--- START Data for this exercise ---

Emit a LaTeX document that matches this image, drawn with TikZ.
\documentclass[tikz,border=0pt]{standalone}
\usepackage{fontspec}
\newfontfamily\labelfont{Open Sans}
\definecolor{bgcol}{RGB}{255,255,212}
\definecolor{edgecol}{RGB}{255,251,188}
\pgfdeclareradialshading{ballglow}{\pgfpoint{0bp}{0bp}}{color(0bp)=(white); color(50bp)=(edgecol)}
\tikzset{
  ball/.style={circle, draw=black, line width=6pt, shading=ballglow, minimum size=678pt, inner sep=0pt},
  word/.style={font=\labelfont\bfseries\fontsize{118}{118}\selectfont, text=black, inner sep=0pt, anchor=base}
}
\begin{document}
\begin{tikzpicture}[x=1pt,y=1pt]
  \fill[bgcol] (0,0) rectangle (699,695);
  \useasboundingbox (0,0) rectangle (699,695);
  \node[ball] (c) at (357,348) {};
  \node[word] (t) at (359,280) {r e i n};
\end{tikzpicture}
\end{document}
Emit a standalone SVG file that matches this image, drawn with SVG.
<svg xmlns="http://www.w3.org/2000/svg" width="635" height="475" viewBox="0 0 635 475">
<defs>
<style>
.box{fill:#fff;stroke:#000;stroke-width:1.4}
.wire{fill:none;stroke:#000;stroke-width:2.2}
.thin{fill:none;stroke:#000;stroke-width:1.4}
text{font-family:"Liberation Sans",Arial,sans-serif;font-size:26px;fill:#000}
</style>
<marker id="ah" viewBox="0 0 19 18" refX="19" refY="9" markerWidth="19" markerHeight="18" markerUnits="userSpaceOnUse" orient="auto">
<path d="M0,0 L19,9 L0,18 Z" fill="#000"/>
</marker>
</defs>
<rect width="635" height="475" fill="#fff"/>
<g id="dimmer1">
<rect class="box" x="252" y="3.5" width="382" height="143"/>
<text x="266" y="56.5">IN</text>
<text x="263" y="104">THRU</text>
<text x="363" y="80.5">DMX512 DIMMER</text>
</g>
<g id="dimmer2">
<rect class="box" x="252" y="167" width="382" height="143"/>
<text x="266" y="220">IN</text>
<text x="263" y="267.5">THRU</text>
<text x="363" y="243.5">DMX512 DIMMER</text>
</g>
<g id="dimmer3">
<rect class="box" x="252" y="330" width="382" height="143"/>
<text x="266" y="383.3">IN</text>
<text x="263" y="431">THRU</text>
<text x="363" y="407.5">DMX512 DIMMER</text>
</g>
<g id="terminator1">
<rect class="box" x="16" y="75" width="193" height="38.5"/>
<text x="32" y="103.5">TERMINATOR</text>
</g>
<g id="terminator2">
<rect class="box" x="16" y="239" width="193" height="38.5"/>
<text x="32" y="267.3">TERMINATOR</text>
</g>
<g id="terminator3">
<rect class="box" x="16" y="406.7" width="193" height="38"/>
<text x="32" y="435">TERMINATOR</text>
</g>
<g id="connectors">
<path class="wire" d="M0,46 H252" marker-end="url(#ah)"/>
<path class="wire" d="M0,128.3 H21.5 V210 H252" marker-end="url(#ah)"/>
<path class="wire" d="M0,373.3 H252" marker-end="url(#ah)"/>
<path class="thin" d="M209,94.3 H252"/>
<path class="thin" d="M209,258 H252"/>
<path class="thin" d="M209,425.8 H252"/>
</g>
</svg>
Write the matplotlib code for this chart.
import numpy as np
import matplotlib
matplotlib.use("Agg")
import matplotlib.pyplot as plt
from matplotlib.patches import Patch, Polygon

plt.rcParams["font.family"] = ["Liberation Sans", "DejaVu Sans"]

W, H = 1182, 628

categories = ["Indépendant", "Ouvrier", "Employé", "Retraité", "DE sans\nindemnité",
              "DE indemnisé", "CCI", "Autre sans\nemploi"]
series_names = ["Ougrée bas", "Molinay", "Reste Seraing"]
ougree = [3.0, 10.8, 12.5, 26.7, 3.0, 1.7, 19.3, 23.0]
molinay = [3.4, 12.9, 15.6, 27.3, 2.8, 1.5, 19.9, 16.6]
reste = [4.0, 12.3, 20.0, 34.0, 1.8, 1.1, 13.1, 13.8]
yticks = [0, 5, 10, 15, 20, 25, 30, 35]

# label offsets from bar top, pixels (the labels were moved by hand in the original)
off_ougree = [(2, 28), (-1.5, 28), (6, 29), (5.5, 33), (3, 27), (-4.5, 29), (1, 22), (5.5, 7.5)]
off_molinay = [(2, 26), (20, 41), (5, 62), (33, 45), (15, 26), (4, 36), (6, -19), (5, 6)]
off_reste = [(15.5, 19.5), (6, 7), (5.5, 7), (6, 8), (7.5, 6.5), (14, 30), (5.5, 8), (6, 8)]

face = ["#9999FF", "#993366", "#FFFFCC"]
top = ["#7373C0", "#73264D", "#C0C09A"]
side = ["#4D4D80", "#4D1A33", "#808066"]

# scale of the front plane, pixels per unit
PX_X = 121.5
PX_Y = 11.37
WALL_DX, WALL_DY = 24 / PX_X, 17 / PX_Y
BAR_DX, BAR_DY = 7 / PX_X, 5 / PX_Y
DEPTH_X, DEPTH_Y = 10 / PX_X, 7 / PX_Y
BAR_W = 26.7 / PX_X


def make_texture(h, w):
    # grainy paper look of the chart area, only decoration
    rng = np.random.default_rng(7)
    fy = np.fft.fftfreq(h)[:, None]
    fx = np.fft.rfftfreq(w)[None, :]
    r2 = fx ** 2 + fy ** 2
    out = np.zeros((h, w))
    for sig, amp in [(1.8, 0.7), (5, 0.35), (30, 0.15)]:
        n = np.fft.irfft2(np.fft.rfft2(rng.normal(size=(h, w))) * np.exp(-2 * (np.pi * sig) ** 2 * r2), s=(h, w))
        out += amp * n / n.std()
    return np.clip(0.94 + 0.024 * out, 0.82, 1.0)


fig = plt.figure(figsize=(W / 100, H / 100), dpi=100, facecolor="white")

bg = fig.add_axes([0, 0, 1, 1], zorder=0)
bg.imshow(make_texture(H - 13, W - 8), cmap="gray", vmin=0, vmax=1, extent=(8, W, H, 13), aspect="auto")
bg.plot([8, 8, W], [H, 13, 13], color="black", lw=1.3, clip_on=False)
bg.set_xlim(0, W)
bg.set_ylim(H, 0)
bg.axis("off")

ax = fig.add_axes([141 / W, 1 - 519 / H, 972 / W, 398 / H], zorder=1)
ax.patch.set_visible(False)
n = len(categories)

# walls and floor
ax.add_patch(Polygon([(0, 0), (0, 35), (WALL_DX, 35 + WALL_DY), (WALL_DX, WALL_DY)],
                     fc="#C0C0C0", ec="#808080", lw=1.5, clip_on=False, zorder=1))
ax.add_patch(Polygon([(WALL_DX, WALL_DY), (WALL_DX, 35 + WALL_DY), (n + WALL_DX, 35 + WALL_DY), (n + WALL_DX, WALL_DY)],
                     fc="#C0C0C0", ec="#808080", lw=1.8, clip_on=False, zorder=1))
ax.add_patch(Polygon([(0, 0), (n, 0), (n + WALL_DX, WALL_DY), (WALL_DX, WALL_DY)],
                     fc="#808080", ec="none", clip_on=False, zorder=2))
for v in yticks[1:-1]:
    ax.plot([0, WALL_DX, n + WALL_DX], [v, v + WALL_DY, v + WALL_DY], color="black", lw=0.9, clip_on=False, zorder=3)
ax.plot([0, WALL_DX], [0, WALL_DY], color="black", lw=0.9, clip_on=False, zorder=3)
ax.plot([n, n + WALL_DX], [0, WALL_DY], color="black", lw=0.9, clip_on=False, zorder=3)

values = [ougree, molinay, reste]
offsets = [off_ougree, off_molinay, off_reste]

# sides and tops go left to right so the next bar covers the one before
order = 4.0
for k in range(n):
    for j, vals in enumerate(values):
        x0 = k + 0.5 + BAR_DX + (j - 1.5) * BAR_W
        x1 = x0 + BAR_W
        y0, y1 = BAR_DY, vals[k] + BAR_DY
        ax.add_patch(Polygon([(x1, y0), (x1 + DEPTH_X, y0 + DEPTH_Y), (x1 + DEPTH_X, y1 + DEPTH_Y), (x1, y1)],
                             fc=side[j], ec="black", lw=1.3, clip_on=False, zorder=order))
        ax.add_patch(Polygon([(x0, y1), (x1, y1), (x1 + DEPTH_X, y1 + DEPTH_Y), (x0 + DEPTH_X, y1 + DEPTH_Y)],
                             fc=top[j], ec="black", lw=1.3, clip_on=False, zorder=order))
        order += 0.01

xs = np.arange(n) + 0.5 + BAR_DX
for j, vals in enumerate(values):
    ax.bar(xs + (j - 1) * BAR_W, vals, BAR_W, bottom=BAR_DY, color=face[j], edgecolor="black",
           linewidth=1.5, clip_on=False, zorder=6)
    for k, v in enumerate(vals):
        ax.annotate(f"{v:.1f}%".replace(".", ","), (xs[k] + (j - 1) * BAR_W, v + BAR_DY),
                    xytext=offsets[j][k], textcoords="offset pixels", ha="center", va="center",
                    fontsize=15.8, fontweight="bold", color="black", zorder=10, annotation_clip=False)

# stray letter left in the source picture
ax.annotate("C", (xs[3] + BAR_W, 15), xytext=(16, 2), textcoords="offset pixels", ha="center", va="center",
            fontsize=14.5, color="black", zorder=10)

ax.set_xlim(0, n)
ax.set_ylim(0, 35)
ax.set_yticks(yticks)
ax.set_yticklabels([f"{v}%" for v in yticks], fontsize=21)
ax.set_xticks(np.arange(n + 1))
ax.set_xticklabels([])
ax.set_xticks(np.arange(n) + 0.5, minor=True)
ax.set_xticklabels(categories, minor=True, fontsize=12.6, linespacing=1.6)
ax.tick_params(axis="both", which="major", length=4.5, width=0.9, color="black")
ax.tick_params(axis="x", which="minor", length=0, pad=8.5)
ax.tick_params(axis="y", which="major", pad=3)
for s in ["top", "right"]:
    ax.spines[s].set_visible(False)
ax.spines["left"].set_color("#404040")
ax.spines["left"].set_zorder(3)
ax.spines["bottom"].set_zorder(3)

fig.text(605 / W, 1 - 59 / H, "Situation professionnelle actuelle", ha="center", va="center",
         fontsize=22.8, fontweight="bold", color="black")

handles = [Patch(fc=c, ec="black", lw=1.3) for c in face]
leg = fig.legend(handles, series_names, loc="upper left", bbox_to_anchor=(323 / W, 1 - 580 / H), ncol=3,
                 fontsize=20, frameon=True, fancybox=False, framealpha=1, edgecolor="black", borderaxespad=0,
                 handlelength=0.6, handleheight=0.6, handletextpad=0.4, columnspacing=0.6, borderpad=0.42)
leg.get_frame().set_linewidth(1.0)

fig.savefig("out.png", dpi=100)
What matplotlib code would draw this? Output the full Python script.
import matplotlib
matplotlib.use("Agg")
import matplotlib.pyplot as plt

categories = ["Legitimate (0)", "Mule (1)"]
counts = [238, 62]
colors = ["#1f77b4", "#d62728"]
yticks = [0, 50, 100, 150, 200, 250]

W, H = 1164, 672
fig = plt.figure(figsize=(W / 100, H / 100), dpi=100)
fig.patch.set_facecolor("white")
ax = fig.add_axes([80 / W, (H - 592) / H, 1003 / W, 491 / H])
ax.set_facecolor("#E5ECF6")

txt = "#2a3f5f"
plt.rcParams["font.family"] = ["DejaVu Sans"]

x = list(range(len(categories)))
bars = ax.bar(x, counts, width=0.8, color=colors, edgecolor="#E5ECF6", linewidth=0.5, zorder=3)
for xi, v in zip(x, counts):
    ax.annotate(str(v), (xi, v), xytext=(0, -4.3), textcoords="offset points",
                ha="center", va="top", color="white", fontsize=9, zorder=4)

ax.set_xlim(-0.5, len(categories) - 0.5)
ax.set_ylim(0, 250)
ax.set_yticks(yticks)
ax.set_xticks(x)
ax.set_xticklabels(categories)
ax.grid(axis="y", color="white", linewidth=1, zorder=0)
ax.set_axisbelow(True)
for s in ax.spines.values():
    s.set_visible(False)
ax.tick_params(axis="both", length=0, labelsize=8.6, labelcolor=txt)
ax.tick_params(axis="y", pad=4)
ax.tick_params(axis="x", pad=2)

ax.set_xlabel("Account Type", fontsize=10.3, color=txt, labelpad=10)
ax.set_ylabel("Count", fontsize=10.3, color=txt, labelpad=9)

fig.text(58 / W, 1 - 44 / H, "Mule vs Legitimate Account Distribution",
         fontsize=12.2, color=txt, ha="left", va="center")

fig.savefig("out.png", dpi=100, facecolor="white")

--- END Data for this exercise ---

## Directions for this task
Of the entries listed above, reproduce only the lines starting at the line containing "Write the matplotlib code for this chart." and ending at the line containing "yticks = [0, 5, 10, 15, 20, 25, 30, 35]". Include both, exactly as they stand.

## Answer below
Write the matplotlib code for this chart.
import numpy as np
import matplotlib
matplotlib.use("Agg")
import matplotlib.pyplot as plt
from matplotlib.patches import Patch, Polygon

plt.rcParams["font.family"] = ["Liberation Sans", "DejaVu Sans"]

W, H = 1182, 628

categories = ["Indépendant", "Ouvrier", "Employé", "Retraité", "DE sans\nindemnité",
              "DE indemnisé", "CCI", "Autre sans\nemploi"]
series_names = ["Ougrée bas", "Molinay", "Reste Seraing"]
ougree = [3.0, 10.8, 12.5, 26.7, 3.0, 1.7, 19.3, 23.0]
molinay = [3.4, 12.9, 15.6, 27.3, 2.8, 1.5, 19.9, 16.6]
reste = [4.0, 12.3, 20.0, 34.0, 1.8, 1.1, 13.1, 13.8]
yticks = [0, 5, 10, 15, 20, 25, 30, 35]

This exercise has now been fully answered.